Work instructions:
Reproduce the records below exactly as they appear, omitting any pictures they contain.
## start Input rows
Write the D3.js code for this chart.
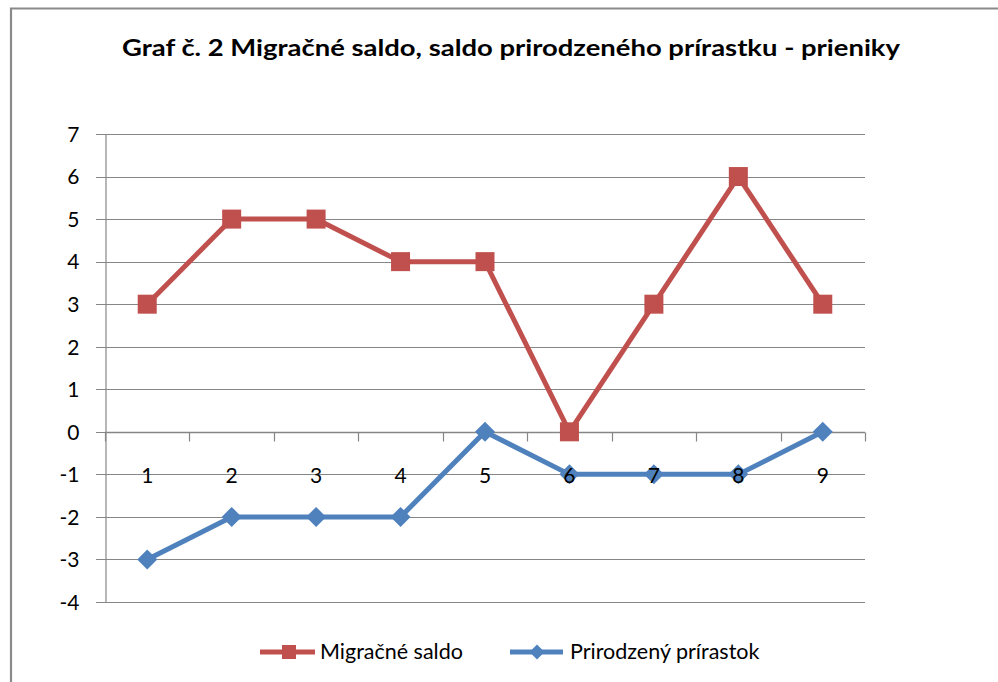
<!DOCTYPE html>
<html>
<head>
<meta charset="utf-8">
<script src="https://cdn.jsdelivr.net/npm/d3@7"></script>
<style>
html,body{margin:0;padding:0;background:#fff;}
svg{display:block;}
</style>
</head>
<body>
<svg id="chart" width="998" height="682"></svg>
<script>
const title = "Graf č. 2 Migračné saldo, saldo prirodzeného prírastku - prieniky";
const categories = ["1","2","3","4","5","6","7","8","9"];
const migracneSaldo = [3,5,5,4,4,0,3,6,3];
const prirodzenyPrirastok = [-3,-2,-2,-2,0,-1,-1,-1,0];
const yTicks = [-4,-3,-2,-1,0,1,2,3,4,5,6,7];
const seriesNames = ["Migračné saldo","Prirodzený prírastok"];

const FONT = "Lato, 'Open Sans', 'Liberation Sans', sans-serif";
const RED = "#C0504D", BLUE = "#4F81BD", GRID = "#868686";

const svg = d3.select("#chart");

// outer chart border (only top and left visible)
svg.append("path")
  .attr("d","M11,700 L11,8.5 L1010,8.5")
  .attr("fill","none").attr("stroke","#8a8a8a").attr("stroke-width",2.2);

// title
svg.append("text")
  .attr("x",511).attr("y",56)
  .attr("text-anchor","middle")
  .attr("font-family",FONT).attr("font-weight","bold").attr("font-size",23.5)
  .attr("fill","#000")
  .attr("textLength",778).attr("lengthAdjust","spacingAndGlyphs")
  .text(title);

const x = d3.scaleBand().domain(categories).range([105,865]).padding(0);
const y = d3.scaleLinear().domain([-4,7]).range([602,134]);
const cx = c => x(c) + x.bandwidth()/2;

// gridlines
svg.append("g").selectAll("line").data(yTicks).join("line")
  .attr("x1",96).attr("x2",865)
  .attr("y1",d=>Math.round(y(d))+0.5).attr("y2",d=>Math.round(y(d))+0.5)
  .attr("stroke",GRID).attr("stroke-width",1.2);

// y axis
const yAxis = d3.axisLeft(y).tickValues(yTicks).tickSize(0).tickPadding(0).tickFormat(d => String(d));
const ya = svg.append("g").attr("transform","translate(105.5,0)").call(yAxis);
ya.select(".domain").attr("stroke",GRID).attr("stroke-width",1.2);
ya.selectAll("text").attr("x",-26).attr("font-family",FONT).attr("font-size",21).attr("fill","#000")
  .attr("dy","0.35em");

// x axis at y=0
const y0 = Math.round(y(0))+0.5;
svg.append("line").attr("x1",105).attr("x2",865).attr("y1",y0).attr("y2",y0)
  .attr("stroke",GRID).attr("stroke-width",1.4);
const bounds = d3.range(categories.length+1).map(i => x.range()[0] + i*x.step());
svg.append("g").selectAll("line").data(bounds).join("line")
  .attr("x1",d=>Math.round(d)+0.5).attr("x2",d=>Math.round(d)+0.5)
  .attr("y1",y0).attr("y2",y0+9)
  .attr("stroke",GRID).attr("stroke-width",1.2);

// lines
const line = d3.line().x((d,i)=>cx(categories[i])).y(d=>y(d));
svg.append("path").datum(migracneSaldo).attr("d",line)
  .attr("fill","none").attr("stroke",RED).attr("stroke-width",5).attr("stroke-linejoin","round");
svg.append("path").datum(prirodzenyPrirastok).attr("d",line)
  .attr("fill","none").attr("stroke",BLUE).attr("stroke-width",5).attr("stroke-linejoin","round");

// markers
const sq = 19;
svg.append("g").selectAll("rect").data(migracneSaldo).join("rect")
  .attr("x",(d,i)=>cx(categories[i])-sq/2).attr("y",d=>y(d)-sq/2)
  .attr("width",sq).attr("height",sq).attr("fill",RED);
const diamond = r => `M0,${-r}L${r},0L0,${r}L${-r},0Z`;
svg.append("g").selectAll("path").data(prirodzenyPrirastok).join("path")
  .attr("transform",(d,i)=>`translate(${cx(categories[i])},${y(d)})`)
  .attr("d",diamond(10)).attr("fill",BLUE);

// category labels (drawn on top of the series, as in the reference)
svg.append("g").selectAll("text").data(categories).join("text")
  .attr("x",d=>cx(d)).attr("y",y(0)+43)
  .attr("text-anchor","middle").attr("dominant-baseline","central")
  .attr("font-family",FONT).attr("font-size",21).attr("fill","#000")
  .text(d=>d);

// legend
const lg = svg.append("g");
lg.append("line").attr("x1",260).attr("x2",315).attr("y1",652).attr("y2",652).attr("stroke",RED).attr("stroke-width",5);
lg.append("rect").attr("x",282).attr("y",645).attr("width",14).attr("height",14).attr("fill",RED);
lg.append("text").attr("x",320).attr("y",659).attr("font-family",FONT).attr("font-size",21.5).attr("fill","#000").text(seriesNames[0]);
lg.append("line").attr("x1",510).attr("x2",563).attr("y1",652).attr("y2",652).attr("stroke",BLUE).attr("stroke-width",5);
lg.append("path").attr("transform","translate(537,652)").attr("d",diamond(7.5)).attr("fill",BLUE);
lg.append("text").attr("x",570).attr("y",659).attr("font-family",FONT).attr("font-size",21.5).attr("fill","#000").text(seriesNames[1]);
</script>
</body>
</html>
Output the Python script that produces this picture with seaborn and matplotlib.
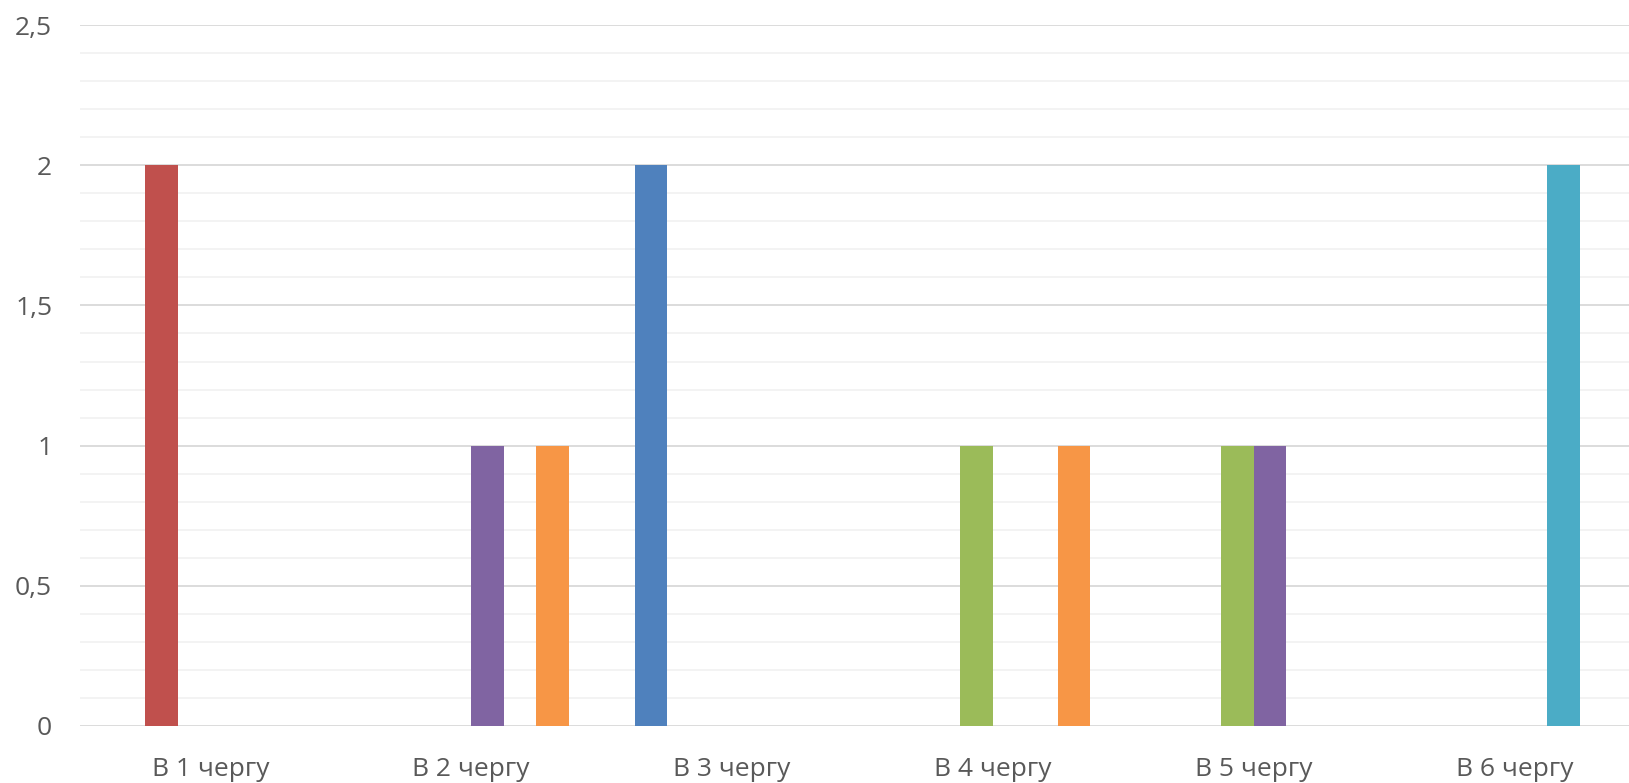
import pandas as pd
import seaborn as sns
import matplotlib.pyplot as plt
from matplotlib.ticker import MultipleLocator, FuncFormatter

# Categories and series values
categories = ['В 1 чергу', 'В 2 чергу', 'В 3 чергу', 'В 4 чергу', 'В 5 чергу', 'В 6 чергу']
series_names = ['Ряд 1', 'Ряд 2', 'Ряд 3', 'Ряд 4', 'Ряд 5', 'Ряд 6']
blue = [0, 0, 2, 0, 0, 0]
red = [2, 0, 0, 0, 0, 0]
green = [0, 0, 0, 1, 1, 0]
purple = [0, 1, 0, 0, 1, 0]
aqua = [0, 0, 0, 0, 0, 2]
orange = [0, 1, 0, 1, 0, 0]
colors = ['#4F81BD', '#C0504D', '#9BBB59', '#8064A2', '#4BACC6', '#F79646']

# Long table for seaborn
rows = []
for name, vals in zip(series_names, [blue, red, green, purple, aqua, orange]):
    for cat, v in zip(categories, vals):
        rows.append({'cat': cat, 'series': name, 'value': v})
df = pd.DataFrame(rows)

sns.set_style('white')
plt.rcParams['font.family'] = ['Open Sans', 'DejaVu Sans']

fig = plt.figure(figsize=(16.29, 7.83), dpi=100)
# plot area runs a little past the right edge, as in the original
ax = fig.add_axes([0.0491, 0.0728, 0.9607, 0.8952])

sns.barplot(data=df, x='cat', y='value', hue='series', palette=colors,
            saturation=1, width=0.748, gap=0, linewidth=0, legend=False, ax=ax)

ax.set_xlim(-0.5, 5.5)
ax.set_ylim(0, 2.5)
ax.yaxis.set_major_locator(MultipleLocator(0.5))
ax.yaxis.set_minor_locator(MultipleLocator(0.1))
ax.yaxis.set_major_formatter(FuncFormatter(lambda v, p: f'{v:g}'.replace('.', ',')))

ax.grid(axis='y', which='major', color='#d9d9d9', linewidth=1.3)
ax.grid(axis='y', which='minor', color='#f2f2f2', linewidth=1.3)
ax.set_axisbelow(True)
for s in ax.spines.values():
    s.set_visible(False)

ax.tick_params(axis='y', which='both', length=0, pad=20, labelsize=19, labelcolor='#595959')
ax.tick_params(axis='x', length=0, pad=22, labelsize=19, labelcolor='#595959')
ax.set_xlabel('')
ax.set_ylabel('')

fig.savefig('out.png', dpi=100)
## end Input rows
Reply:
Write the D3.js code for this chart.
<!DOCTYPE html>
<html>
<head>
<meta charset="utf-8">
<script src="https://cdn.jsdelivr.net/npm/d3@7"></script>
<style>
html,body{margin:0;padding:0;background:#fff;}
svg{display:block;}
</style>
</head>
<body>
<svg id="chart" width="998" height="682"></svg>
<script>
const title = "Graf č. 2 Migračné saldo, saldo prirodzeného prírastku - prieniky";
const categories = ["1","2","3","4","5","6","7","8","9"];
const migracneSaldo = [3,5,5,4,4,0,3,6,3];
const prirodzenyPrirastok = [-3,-2,-2,-2,0,-1,-1,-1,0];
const yTicks = [-4,-3,-2,-1,0,1,2,3,4,5,6,7];
const seriesNames = ["Migračné saldo","Prirodzený prírastok"];

const FONT = "Lato, 'Open Sans', 'Liberation Sans', sans-serif";
const RED = "#C0504D", BLUE = "#4F81BD", GRID = "#868686";

const svg = d3.select("#chart");

// outer chart border (only top and left visible)
svg.append("path")
  .attr("d","M11,700 L11,8.5 L1010,8.5")
  .attr("fill","none").attr("stroke","#8a8a8a").attr("stroke-width",2.2);

// title
svg.append("text")
  .attr("x",511).attr("y",56)
  .attr("text-anchor","middle")
  .attr("font-family",FONT).attr("font-weight","bold").attr("font-size",23.5)
  .attr("fill","#000")
  .attr("textLength",778).attr("lengthAdjust","spacingAndGlyphs")
  .text(title);

const x = d3.scaleBand().domain(categories).range([105,865]).padding(0);
const y = d3.scaleLinear().domain([-4,7]).range([602,134]);
const cx = c => x(c) + x.bandwidth()/2;

// gridlines
svg.append("g").selectAll("line").data(yTicks).join("line")
  .attr("x1",96).attr("x2",865)
  .attr("y1",d=>Math.round(y(d))+0.5).attr("y2",d=>Math.round(y(d))+0.5)
  .attr("stroke",GRID).attr("stroke-width",1.2);

// y axis
const yAxis = d3.axisLeft(y).tickValues(yTicks).tickSize(0).tickPadding(0).tickFormat(d => String(d));
const ya = svg.append("g").attr("transform","translate(105.5,0)").call(yAxis);
ya.select(".domain").attr("stroke",GRID).attr("stroke-width",1.2);
ya.selectAll("text").attr("x",-26).attr("font-family",FONT).attr("font-size",21).attr("fill","#000")
  .attr("dy","0.35em");

// x axis at y=0
const y0 = Math.round(y(0))+0.5;
svg.append("line").attr("x1",105).attr("x2",865).attr("y1",y0).attr("y2",y0)
  .attr("stroke",GRID).attr("stroke-width",1.4);
const bounds = d3.range(categories.length+1).map(i => x.range()[0] + i*x.step());
svg.append("g").selectAll("line").data(bounds).join("line")
  .attr("x1",d=>Math.round(d)+0.5).attr("x2",d=>Math.round(d)+0.5)
  .attr("y1",y0).attr("y2",y0+9)
  .attr("stroke",GRID).attr("stroke-width",1.2);

// lines
const line = d3.line().x((d,i)=>cx(categories[i])).y(d=>y(d));
svg.append("path").datum(migracneSaldo).attr("d",line)
  .attr("fill","none").attr("stroke",RED).attr("stroke-width",5).attr("stroke-linejoin","round");
svg.append("path").datum(prirodzenyPrirastok).attr("d",line)
  .attr("fill","none").attr("stroke",BLUE).attr("stroke-width",5).attr("stroke-linejoin","round");

// markers
const sq = 19;
svg.append("g").selectAll("rect").data(migracneSaldo).join("rect")
  .attr("x",(d,i)=>cx(categories[i])-sq/2).attr("y",d=>y(d)-sq/2)
  .attr("width",sq).attr("height",sq).attr("fill",RED);
const diamond = r => `M0,${-r}L${r},0L0,${r}L${-r},0Z`;
svg.append("g").selectAll("path").data(prirodzenyPrirastok).join("path")
  .attr("transform",(d,i)=>`translate(${cx(categories[i])},${y(d)})`)
  .attr("d",diamond(10)).attr("fill",BLUE);

// category labels (drawn on top of the series, as in the reference)
svg.append("g").selectAll("text").data(categories).join("text")
  .attr("x",d=>cx(d)).attr("y",y(0)+43)
  .attr("text-anchor","middle").attr("dominant-baseline","central")
  .attr("font-family",FONT).attr("font-size",21).attr("fill","#000")
  .text(d=>d);

// legend
const lg = svg.append("g");
lg.append("line").attr("x1",260).attr("x2",315).attr("y1",652).attr("y2",652).attr("stroke",RED).attr("stroke-width",5);
lg.append("rect").attr("x",282).attr("y",645).attr("width",14).attr("height",14).attr("fill",RED);
lg.append("text").attr("x",320).attr("y",659).attr("font-family",FONT).attr("font-size",21.5).attr("fill","#000").text(seriesNames[0]);
lg.append("line").attr("x1",510).attr("x2",563).attr("y1",652).attr("y2",652).attr("stroke",BLUE).attr("stroke-width",5);
lg.append("path").attr("transform","translate(537,652)").attr("d",diamond(7.5)).attr("fill",BLUE);
lg.append("text").attr("x",570).attr("y",659).attr("font-family",FONT).attr("font-size",21.5).attr("fill","#000").text(seriesNames[1]);
</script>
</body>
</html>
Output the Python script that produces this picture with seaborn and matplotlib.
import pandas as pd
import seaborn as sns
import matplotlib.pyplot as plt
from matplotlib.ticker import MultipleLocator, FuncFormatter

# Categories and series values
categories = ['В 1 чергу', 'В 2 чергу', 'В 3 чергу', 'В 4 чергу', 'В 5 чергу', 'В 6 чергу']
series_names = ['Ряд 1', 'Ряд 2', 'Ряд 3', 'Ряд 4', 'Ряд 5', 'Ряд 6']
blue = [0, 0, 2, 0, 0, 0]
red = [2, 0, 0, 0, 0, 0]
green = [0, 0, 0, 1, 1, 0]
purple = [0, 1, 0, 0, 1, 0]
aqua = [0, 0, 0, 0, 0, 2]
orange = [0, 1, 0, 1, 0, 0]
colors = ['#4F81BD', '#C0504D', '#9BBB59', '#8064A2', '#4BACC6', '#F79646']

# Long table for seaborn
rows = []
for name, vals in zip(series_names, [blue, red, green, purple, aqua, orange]):
    for cat, v in zip(categories, vals):
        rows.append({'cat': cat, 'series': name, 'value': v})
df = pd.DataFrame(rows)

sns.set_style('white')
plt.rcParams['font.family'] = ['Open Sans', 'DejaVu Sans']

fig = plt.figure(figsize=(16.29, 7.83), dpi=100)
# plot area runs a little past the right edge, as in the original
ax = fig.add_axes([0.0491, 0.0728, 0.9607, 0.8952])

sns.barplot(data=df, x='cat', y='value', hue='series', palette=colors,
            saturation=1, width=0.748, gap=0, linewidth=0, legend=False, ax=ax)

ax.set_xlim(-0.5, 5.5)
ax.set_ylim(0, 2.5)
ax.yaxis.set_major_locator(MultipleLocator(0.5))
ax.yaxis.set_minor_locator(MultipleLocator(0.1))
ax.yaxis.set_major_formatter(FuncFormatter(lambda v, p: f'{v:g}'.replace('.', ',')))

ax.grid(axis='y', which='major', color='#d9d9d9', linewidth=1.3)
ax.grid(axis='y', which='minor', color='#f2f2f2', linewidth=1.3)
ax.set_axisbelow(True)
for s in ax.spines.values():
    s.set_visible(False)

ax.tick_params(axis='y', which='both', length=0, pad=20, labelsize=19, labelcolor='#595959')
ax.tick_params(axis='x', length=0, pad=22, labelsize=19, labelcolor='#595959')
ax.set_xlabel('')
ax.set_ylabel('')

fig.savefig('out.png', dpi=100)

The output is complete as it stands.